The star of today's show was a Song Thrush. It was on the edge of the leaf yard, in a place where half a dozen people were feeding the tits, casually wandering around almost under their feet. These normally very shy birds can become quite bold when no one is paying any attention to them, and the people were so intent on feeding that they didn't notice it was there. Also, there were a lot of worms in the muddy ground, and it pulled up two in two minutes.
This Nuthatch in the leaf yard had other food on its mind, as it was waiting for me to put some pine nuts on the railings.
The beech hedge of the 'Twisty Path' at Kensington Palace is full of Blackbirds, Tits, Robins, Wrens and several Dunnocks, of which this is one, excellently camouflaged among the fallen leaves.

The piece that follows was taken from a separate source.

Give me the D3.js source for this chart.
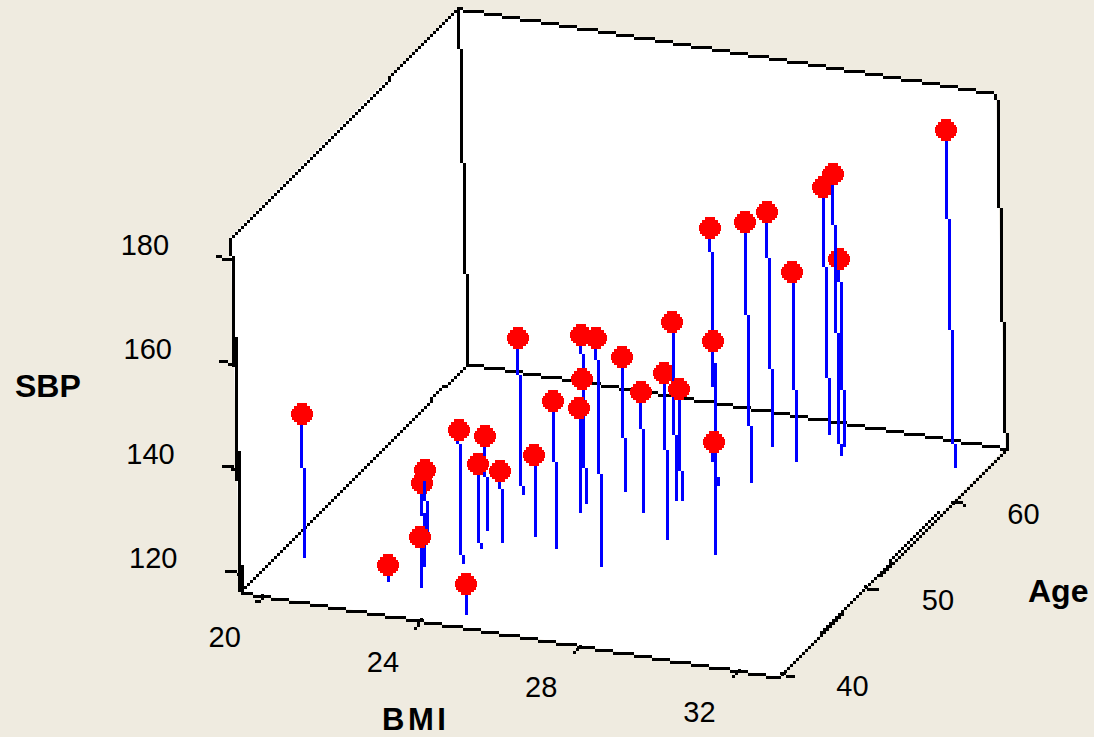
<!DOCTYPE html>
<html>
<head>
<meta charset="utf-8">
<script src="https://cdn.jsdelivr.net/npm/d3@7/dist/d3.min.js"></script>
<style>
  html, body { margin: 0; padding: 0; background: #efebe0; overflow: hidden; }
  svg { display: block; }
  text { font-family: "Liberation Sans", sans-serif; fill: #000; }
</style>
</head>
<body>
<div class="canvas"></div>
<script>
const bmi = [20.06, 22.42, 22.88, 22.29, 23.22, 23.64, 24.83, 23.43, 23.69, 24.04, 23.43, 24.63, 25.37, 25.04, 24.09, 25.14,
  26.77, 25.62, 26.51, 27.58, 26.96, 27.07, 27.50, 26.93, 28.98, 28.18, 27.89, 28.70, 28.84, 29.45, 29.56, 32.27];
const age = [44.19, 42.99, 45.07, 48.10, 43.11, 45.97, 41.03, 49.89, 47.84, 48.82, 53.96, 50.03, 49.09, 53.97, 58.13, 52.99,
  47.90, 55.9, 53.99, 51.86, 55.71, 55.79, 57.94, 60.43, 51.01, 58.8, 62.67, 61.71, 64.87, 63.80, 62.80, 63.64];
const sbp = [143.7, 119.6, 132.4, 129.2, 125.7, 142.0, 122.1, 134.2, 132.5, 129.9, 146.2, 131.7, 144.5, 148.7, 132.3, 136.5,
  160.2, 142.0, 139.5, 148.0, 150.6, 137.8, 165.6, 139.2, 137.8, 166.15, 161.4, 152.4, 163.7, 152.4, 170.4, 180.7];

const bmiTicks = [20, 24, 28, 32];
const ageTicks = [40, 50, 60];
const sbpTicks = [120, 140, 160, 180];

const bmiDomain = [19.4, 33];
const ageDomain = [39.6, 66.2];
const sbpDomain = [116.4, 184.4];

const svg = d3.select('.canvas')
  .append('svg')
  .attr('width', 1094)
  .attr('height', 737);

// each axis moves a point along its own screen direction
const bmiX = d3.scaleLinear().domain(bmiDomain).range([0, 538]);
const bmiY = d3.scaleLinear().domain(bmiDomain).range([0, 85]);
const ageX = d3.scaleLinear().domain(ageDomain).range([0, 227.4]);
const ageY = d3.scaleLinear().domain(ageDomain).range([0, -228.8]);
const sbpX = d3.scaleLinear().domain(sbpDomain).range([0, -9.5]);
const sbpY = d3.scaleLinear().domain(sbpDomain).range([0, -355]);

const project = (b, a, s) => [
  240 + bmiX(b) + ageX(a) + sbpX(s),
  592 + bmiY(b) + ageY(a) + sbpY(s)
];

// chunky 3px pixels, the source picture is a low res screenshot blown up
const cell = 3;
const pixelLine = (p0, p1) => {
  const dx = p1[0] - p0[0], dy = p1[1] - p0[1];
  const n = Math.ceil(Math.max(Math.abs(dx), Math.abs(dy)) / cell);
  let d = '';
  for (let i = 0; i <= n; i++) {
    const gx = Math.round((p0[0] + dx * i / n - cell / 2) / cell) * cell;
    const gy = Math.round((p0[1] + dy * i / n - cell / 2) / cell) * cell;
    d += `M${gx} ${gy}h${cell}v${cell}h${-cell}z`;
  }
  return d;
};

const [bMin, bMax] = bmiDomain, [aMin, aMax] = ageDomain, [sMin, sMax] = sbpDomain;

// white box
svg.append('path')
  .attr('fill', '#fff')
  .attr('d', d3.line()([
    project(bMin, aMin, sMin), project(bMin, aMin, sMax), project(bMin, aMax, sMax),
    project(bMax, aMax, sMax), project(bMax, aMax, sMin), project(bMax, aMin, sMin)
  ]) + 'Z');

const edges = [
  [[bMin, aMin, sMin], [bMax, aMin, sMin]],
  [[bMax, aMin, sMin], [bMax, aMax, sMin]],
  [[bMax, aMax, sMin], [bMin, aMax, sMin]],
  [[bMin, aMax, sMin], [bMin, aMin, sMin]],
  [[bMin, aMin, sMin], [bMin, aMin, sMax]],
  [[bMin, aMin, sMax], [bMin, aMax, sMax]],
  [[bMin, aMax, sMax], [bMax, aMax, sMax]],
  [[bMax, aMax, sMax], [bMax, aMax, sMin]],
  [[bMin, aMax, sMin], [bMin, aMax, sMax]],
  // the axis lines are drawn a second time over the box, slightly off, so they thicken in places
  [[bMin + 0.02, aMin, sMin], [bMin + 0.02, aMin, sMax - 8]],
  [[bMax, aMin + 0.1, sMin], [bMax, aMax - 8, sMin + 1]]
];

svg.append('g')
  .attr('transform', 'translate(1, 1)')
  .selectAll('path')
  .data(edges)
  .enter()
  .append('path')
  .attr('shape-rendering', 'crispEdges')
  .attr('d', d => pixelLine(project(...d[0]), project(...d[1])));

// tick marks
const ticks = svg.append('g');
const tickMark = (p, ox, oy) => ticks.append('path')
  .attr('shape-rendering', 'crispEdges')
  .attr('d', pixelLine(p, [p[0] + ox, p[1] + oy]));

bmiTicks.forEach(t => tickMark(project(t, aMin, sMin), -6, 7));
ageTicks.forEach(t => tickMark(project(bMax, t, sMin), 12, 3));
sbpTicks.forEach(t => tickMark(project(bMin, aMin, t), -14, -3));

// tick labels
const labels = svg.append('g').attr('font-size', 29);

labels.selectAll('.bmi')
  .data(bmiTicks)
  .enter()
  .append('text')
  .attr('text-anchor', 'middle')
  .attr('x', d => project(d, aMin, sMin)[0] - 39)
  .attr('y', d => project(d, aMin, sMin)[1] + 51)
  .text(d => d);

labels.selectAll('.age')
  .data(ageTicks)
  .enter()
  .append('text')
  .attr('text-anchor', 'middle')
  .attr('x', d => project(bMax, d, sMin)[0] + 71)
  .attr('y', d => project(bMax, d, sMin)[1] + 22)
  .text(d => d);

labels.selectAll('.sbp')
  .data(sbpTicks)
  .enter()
  .append('text')
  .attr('text-anchor', 'end')
  .attr('x', d => project(bMin, aMin, d)[0] - 62)
  .attr('y', d => project(bMin, aMin, d)[1] - 5)
  .text(d => d);

// axis titles
const titles = [['SBP', 15, 397, 0], ['BMI', 382, 730, 3.5], ['Age', 1028, 602, 0]];
svg.append('g').selectAll('text')
  .data(titles)
  .enter()
  .append('text')
  .attr('font-size', d => d[3] ? 31 : 32)
  .attr('font-weight', 'bold')
  .attr('letter-spacing', d => d[3])
  .attr('x', d => d[1])
  .attr('y', d => d[2])
  .text(d => d[0]);

// stepped round marker, half widths per row
const markerRows = [5, 8, 10, 11, 11, 10, 8, 5];
const rowH = 22 / markerRows.length;
let marker = '';
markerRows.forEach((w, i) => {
  marker += `M${-w} ${-11 + i * rowH}h${2 * w}v${rowH}h${-2 * w}z`;
});

// stem then marker, point by point so later ones sit on top
const points = svg.append('g')
  .selectAll('g')
  .data(bmi.map((b, i) => i))
  .enter()
  .append('g');

points.append('path')
  .attr('fill', '#0000ff')
  .attr('shape-rendering', 'crispEdges')
  .attr('d', i => pixelLine(project(bmi[i], age[i], sbp[i]), project(bmi[i], age[i], sMin)));

points.append('path')
  .attr('fill', '#ff0000')
  .attr('shape-rendering', 'crispEdges')
  .attr('transform', i => {
    const p = project(bmi[i], age[i], sbp[i]);
    return `translate(${Math.round(p[0])}, ${Math.round(p[1])})`;
  })
  .attr('d', marker);
</script>
</body>
</html>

The Scaup was still on the Round Pond, and annoyingly in the exact centre so that he had to be photographed from a considerable distance. It is very easy to miss him entirely, and I did the first time I went past the pond.
A pair of Moorhens have taken possession of the floating skip near Peter Pan, and chase off gulls that dare to land on it.
The Little Owl was in the same hole in the oak tree near the bicycle path in Kensington Gardens. You have to wait a few minutes for it to come and look out of the hole.
The male Tawny Owl was very late to emerge from his tree. After several failures, I went back after half past four, when it was nearly dark. On the way I found some Redwings, one of which was also pulling up a late worm.
And the owl was there at last. You could hardly see him, let alone get a reasonable picture. But the day wouldn't have been complete without a sight of this splendid bird.